Bureaucracy complicates man's 'fun' project

The Columbian
Published: October 1, 2014, 5:00pm
2 Photos
Anna Reed/Statesman-Journal
Marvin Sannes takes a sip Monday from the public drinking fountain he worked for more than two years to install near the Old West Salem City Hall in West Salem, Ore.
Anna Reed/Statesman-Journal Marvin Sannes takes a sip Monday from the public drinking fountain he worked for more than two years to install near the Old West Salem City Hall in West Salem, Ore. Photo Gallery

SALEM, Ore. — A newly installed drinking fountain adds a classy touch to a West Salem neighborhood, but for Marvin Sannes it’s also a parable about bureaucracy.

Sannes’ nearly 2½-year effort to have a drinking fountain installed on Edgewater Street NW has ended in success. The project took patience, ingenuity and cost Sannes about $6,000 — about three times more than he expected.

In spring 2012, Sannes became interested in a 1940s-era drinking fountain, which hadn’t worked in decades. The fountain was in front of Annette’s Westgate Cafe. Sannes thought it would be “fun” to get the old fountain working again.

“It turned into a big, involved process,” he said.

The owner of Annette’s let Sannes have the cast-concrete drinking fountain. Sannes started making plans to move it across the street and place it front of the old West Salem City Hall, a building at 1320 Edgewater St. NW that he has owned since 1989.

His vision of having a historic drinking fountain paired with a historic building hit its first obstacle when Sannes wanted to put the drinking fountain in the public right of way. Placement of the fountain was solved when the city agreed to buy a sliver of Sannes’ property, with the proviso that he would install and maintain the fountain.

The next hitch was harder to overcome: plumbing problems.

Sannes thought he could simply let the fountain drain into a catch basin, the same place rain goes after a storm.

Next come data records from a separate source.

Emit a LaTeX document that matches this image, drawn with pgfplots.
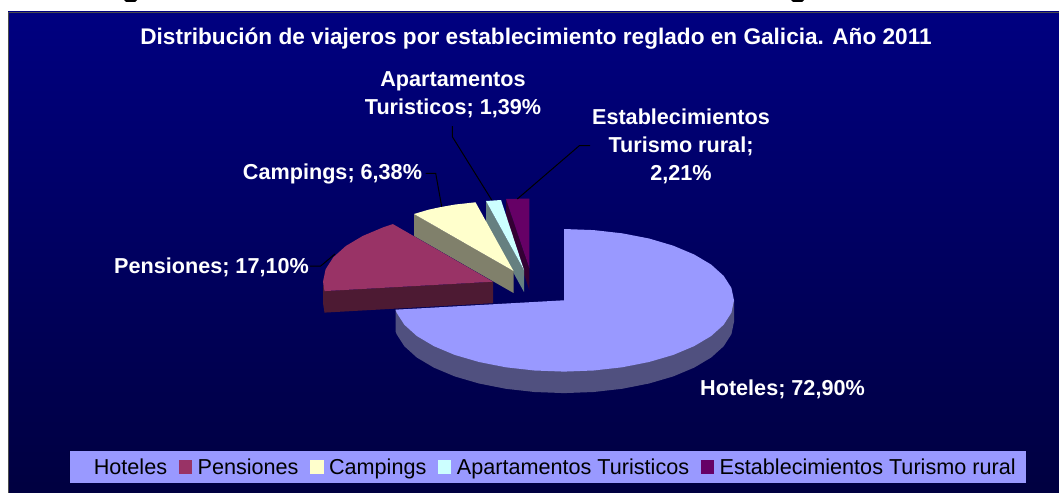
\documentclass[border=0pt]{standalone}
\usepackage{fontspec}
\setmainfont{Liberation Sans}
\usepackage{pgfplots}
\pgfplotsset{compat=1.18}
\definecolor{hot}{HTML}{9999FF}
\definecolor{hotS}{HTML}{50507F}
\definecolor{pen}{HTML}{993366}
\definecolor{penS}{HTML}{4D1A33}
\definecolor{cam}{HTML}{FFFFCC}
\definecolor{camS}{HTML}{80806B}
\definecolor{apa}{HTML}{CCFFFF}
\definecolor{apaS}{HTML}{668080}
\definecolor{est}{HTML}{660066}
\definecolor{estS}{HTML}{330033}
\definecolor{bgT}{HTML}{000080}
\definecolor{bgB}{HTML}{000040}
\begin{document}
\begin{tikzpicture}
\begin{axis}[
  scale only axis, width=1059bp, height=493bp,
  xmin=0, xmax=1059, ymin=0, ymax=493, y dir=reverse,
  hide axis,
  legend image code/.code={\path[#1] (0bp,0bp) rectangle (13.5bp,14bp);},
  legend columns=-1,
  legend style={
    at={(axis cs:69,449.5)}, anchor=north west,
    fill=hot, draw=bgB, line width=0.6bp,
    inner xsep=5.5bp, inner ysep=4bp,
    font=\fontsize{21.7}{26}\selectfont, text=black,
    nodes={inner sep=0pt, anchor=base west, text height=20.5bp, text depth=4.7bp},
    /tikz/every even column/.append style={column sep=11.5bp},
    /tikz/every odd column/.append style={column sep=5.5bp},
  },
]
% background
\fill[white] (axis cs:0,0) rectangle (axis cs:1059,493);
\shade[top color=bgT, bottom color=bgB] (axis cs:8,12) rectangle (axis cs:1059,493);
\draw[black!70, line width=0.8bp] (axis cs:1059,12) -- (axis cs:8,12) -- (axis cs:8,493);
% fragments of the cut text line above the frame
\fill[black] (axis cs:124,0) -- (axis cs:137,0) -- (axis cs:135,2) -- (axis cs:126,2) -- cycle;
\fill[black] (axis cs:791,0) -- (axis cs:804,0) -- (axis cs:802,2) -- (axis cs:793,2) -- cycle;
% sides, back to front
\addplot[forget plot, fill=estS, draw=none] coordinates {(506,199)(529.3,268)(529.3,290)(506,221)};
\addplot[forget plot, fill=apaS, draw=none] coordinates {(486,201)(524,270)(524,292)(486,223)};
\addplot[forget plot, fill=camS, draw=none] coordinates {(414,214)(513.5,271)(513.5,293)(414,236)};
\addplot[forget plot, fill=penS, draw=none] coordinates {(323,281.7)(324.5,291.1)(493,281.7)(493,303.2)(324.5,312.6)(323,303.2)};
\addplot[forget plot, fill=hotS, draw=none] coordinates {
 (395.5,309.7)(395.5,331.2)(396.6,334.2)(404.3,346.2)(416.8,357.5)(433.8,367.6)(454.7,376.4)(479,383.5)
 (505.9,388.8)(534.5,392)(564,393.1)(593.5,392)(622.1,388.8)(649,383.5)(673.3,376.4)(694.2,367.6)
 (711.2,357.5)(723.7,346.2)(731.4,334.2)(734,321.8)(734,300.3)};
% top faces
\addplot[fill=hot, draw=none] coordinates {
 (564,300.3)(564,229)(593.5,230.1)(622.1,233.3)(649,238.5)(673.3,245.7)(694.2,254.5)(711.2,264.6)
 (723.7,275.9)(731.4,287.9)(734,300.3)(731.4,312.7)(723.7,324.7)(711.2,336)(694.2,346.1)(673.3,354.9)
 (649,362)(622.1,367.3)(593.5,370.5)(564,371.6)(534.5,370.5)(505.9,367.3)(479,362)(454.7,354.9)
 (433.8,346.1)(416.8,336)(404.3,324.7)(396.6,312.7)(395.5,309.7)};
\addlegendentry{Hoteles}
\addplot[fill=pen, draw=none] coordinates {
 (493,281.7)(324.5,291.1)(323,281.7)(325.6,269.3)(333.3,257.3)(345.8,246)(362.8,235.9)(383.7,227.1)(392.9,224.1)};
\addlegendentry{Pensiones}
\addplot[fill=cam, draw=none] coordinates {(513.5,271)(414,214)(428.5,209.7)(441,207)(455.4,204.5)(475.5,202.3)};
\addlegendentry{Campings}
\addplot[fill=apa, draw=none] coordinates {(524,270)(486,201)(501,200)};
\addlegendentry{Apartamentos Turisticos}
\addplot[fill=est, draw=none] coordinates {(529.3,268)(506,199)(529.3,198.5)};
\addlegendentry{Establecimientos Turismo rural\hspace*{5bp}}
% leader lines
\addplot[forget plot, black, line width=1bp] coordinates {(310,266)(320.7,266)(335,254)};
\addplot[forget plot, black, line width=1bp] coordinates {(425.7,173.3)(435.7,173.3)(441.7,206.7)};
\addplot[forget plot, black, line width=1bp] coordinates {(452.3,126)(452.3,136.7)(491.7,200)};
\addplot[forget plot, black, line width=1bp] coordinates {(590,145.7)(579.3,145.7)(517.3,199)};
% text
\tikzset{lab/.style={text=white, font=\fontsize{21.7}{28}\bfseries\selectfont, align=center, inner sep=0pt}}
\node[lab, font=\fontsize{22.7}{28}\bfseries\selectfont] at (axis cs:536,38.5) {Distribución de viajeros por establecimiento reglado en Galicia. Año 2011};
\node[lab] at (axis cs:453,95) {Apartamentos\\Turisticos; 1,39\%};
\node[lab] at (axis cs:681,146) {Establecimientos\\Turismo rural;\\2,21\%};
\node[lab] at (axis cs:332.5,174) {Campings; 6,38\%};
\node[lab] at (axis cs:211.5,267) {Pensiones; 17,10\%};
\node[lab] at (axis cs:782.5,389) {Hoteles; 72,90\%};
\end{axis}
\end{tikzpicture}
\end{document}
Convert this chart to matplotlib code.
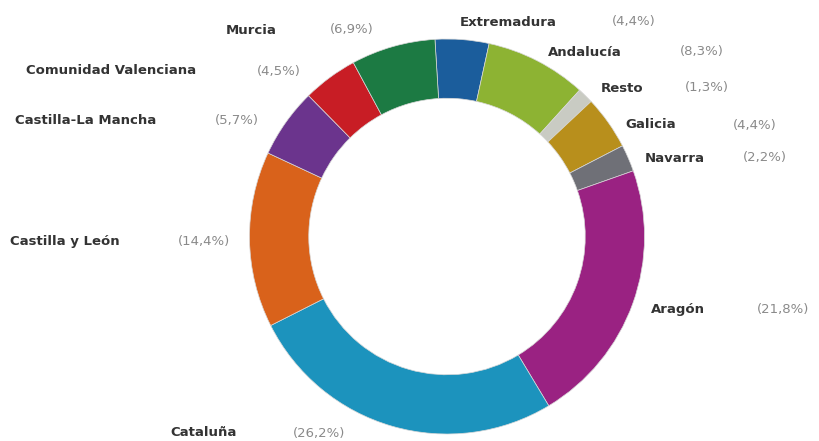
import matplotlib.pyplot as plt

# Shares by region (clockwise from the top)
regions = ['Extremadura', 'Andalucía', 'Resto', 'Galicia', 'Navarra', 'Aragón',
           'Cataluña', 'Castilla y León', 'Castilla-La Mancha',
           'Comunidad Valenciana', 'Murcia']
shares = [4.4, 8.3, 1.3, 4.4, 2.2, 21.8, 26.2, 14.4, 5.7, 4.5, 6.9]
pct_labels = ['(4,4%)', '(8,3%)', '(1,3%)', '(4,4%)', '(2,2%)', '(21,8%)',
              '(26,2%)', '(14,4%)', '(5,7%)', '(4,5%)', '(6,9%)']
colors = ['#1b5d9c', '#8db333', '#c9cbc3', '#b88f1c', '#6f7077', '#9a2282',
          '#1c93bd', '#d9621b', '#6b348d', '#c81d25', '#1c7a43']

# label positions in pixels (name x, pct x, y from top)
name_x = [460, 548, 601, 625, 645, 651, 170, 10, 15, 26, 226]
pct_x = [612, 680, 685, 733, 743, 757, 293, 178, 215, 257, 330]
text_y = [22, 52, 88, 125, 158, 310, 433, 242, 120, 71, 30]

plt.rcParams['font.family'] = ['DejaVu Sans']

W, H = 819, 441
fig = plt.figure(figsize=(W / 100, H / 100), dpi=100)
ax = fig.add_axes([249.5 / W, 7 / H, 395 / W, 395 / H])
ax.pie(shares, colors=colors, startangle=93.5, counterclock=False, radius=1,
       wedgeprops=dict(width=0.30, edgecolor='#d8d8d8', linewidth=0.5))
ax.set_aspect('auto')
ax.set_xlim(-1, 1)
ax.set_ylim(-1, 1)
ax.axis('off')

for name, pct, nx, px, y in zip(regions, pct_labels, name_x, pct_x, text_y):
    fig.text(nx / W, 1 - y / H, name, ha='left', va='center', fontsize=9.5,
             fontweight='bold', color='#333333')
    fig.text(px / W, 1 - y / H, pct, ha='left', va='center', fontsize=9.5,
             color='#8a8a8a')

plt.savefig('out.png', dpi=100)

He was wrong. As Sannes explains, he was informed by the city that “you can’t spit in the river.” The outdoor fountain would need to drain into a sewer pipe, just like a plumbing fixture inside a house.

‘Virtually impossible’

Unfortunately, Sannes found it was “virtually impossible” to hook up the fountain up to the sewer and stay in compliance with the plumbing code because of a number factors. He peppered city inspectors with questions about possible solutions to no avail.

“I just threw up my hands,” Sannes said.

Next, Sannes took his plumbing conundrum to a state building code expert. The state expert suggested that a French drain — a device that slowly releases water into the ground — would solve the problem.

After Sannes paid $2,000 to have a French drain installed, a city inspector came by and wrote a stop order, he said.

Sannes then learned that the Oregon Department of Environmental Quality would need to issue an “underground injection” permit before the French drain could be used. In response to a Statesman Journal inquiry, a DEQ spokesman confirmed that a state permit is required for projects that may inject water into the aquifer.

Sannes applied to DEQ for the permit, and a month later, it was approved.

Mike Watson, a foreman with Judson’s Inc. in Salem, the company that installed the fountain, said the installation itself was relatively simple. He didn’t find the permitting processes unreasonable.

“We just had to cross all our t’s and dot our i’s,” Watson said.

The fountain, which was restored by local artist Bob Thrush, has been operating for a couple of weeks.